> In my experience, what are "boring" exercises to someone who knows
> the material is almost always interesting to someone who's just
> learnt it a few minutes ago.  Read in a line of numbers entered by
> the user and sort them in ascending order?  Sounds boring, but to
> someone who's just discovered sort, split and reverse, it's quite
> a challenge.

This is true; it's very easy to underestimate the
difficulty/interest level of an "easy" exercise.

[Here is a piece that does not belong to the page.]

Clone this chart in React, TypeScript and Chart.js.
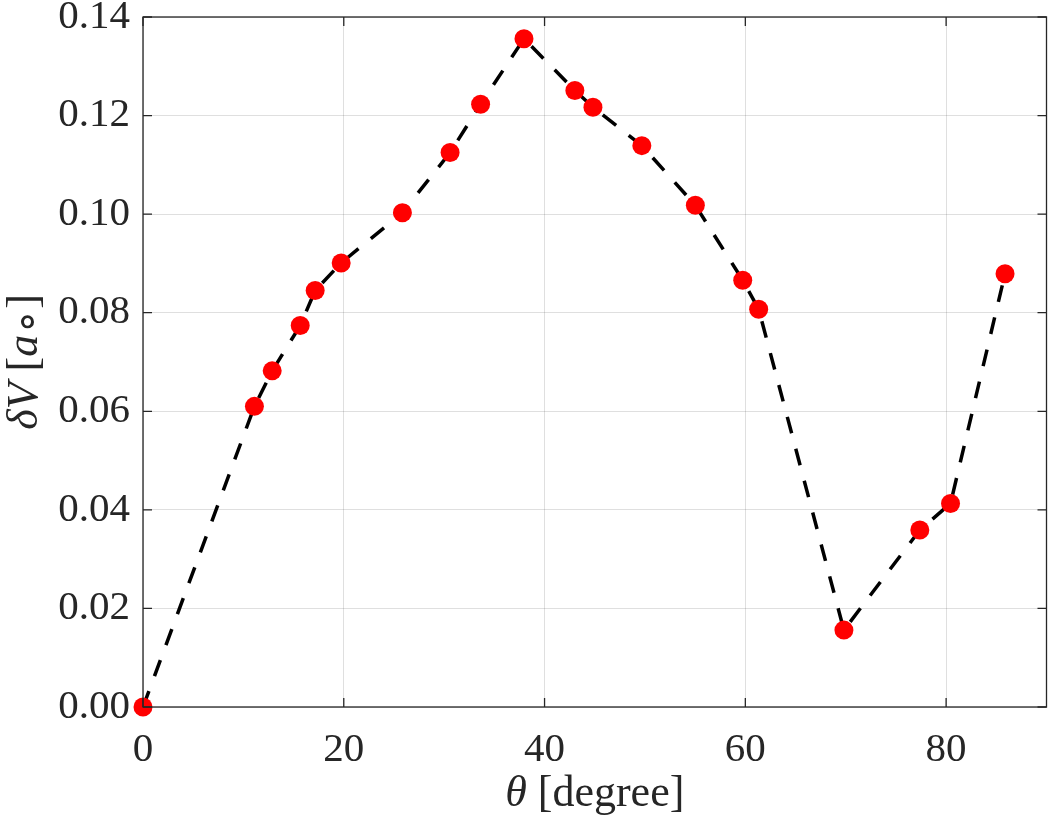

> Having said that, both myself and attendees enjoy exercises that slowly
> build up to something.  In my Object Oriented Perl classes, a lot of
> the examples are based around chess-pieces.  As the sessions continue,
> attendees build more and more into their code and learn about inheritance,
> polymorphism, redispatch, and many other topics along the way.  By
> the end of it, they have an (almost, no castling or en pasant) fully
> working chess client which they can use to play against their friends.

Sounds cool, but also sounds like many students would struggle
to implement something like this in a single course. And with
an approach like this, what happens if the students can't
implement a particular feature ? Presumably you give them
some code, or they can't do the rest of the exercise ?

> Believe it or not, freely available Perl exercises already exist.
> When Netizen shut down a few years back, Skud had the foresight to
> throw all of her Perl training notes and exercises up on SourceForge.
> Look up the project "spork" and you should find four courses as they
> were when Netizen folded.

Will do. However, I have been unimpressed with the quality of
most of the free training material I have seen, so my expectations
won't be high.

> The Perl Training Australia notes (available for PDF download at
> http://perltraining.com.au/notes.html) are based upon the Netizen
> ones, with lots of changes for Perl 5.6.1, new material, on so on.
> Our exercises are also based upon the ones from Spork, but again
> muchly updated and revised.

Yes. I have seen these.

> If you were to ask nicely I'm sure that I can provide you with a
> snapshot of the revised exercises.  :)

Just to make things clear: I wasn't asking for a free donation of
exercises as I now have a set of about 100 (mostly elementary)
interesting-enough ones that I wrote myself (though if you want
to make a donation, let's skip the exercises - cash will do
fine :-). Rather I was suggesting that maybe it would be nice
if others in years to come could avoid the pain I went through
dreaming them up. I would be contributing those that I have written.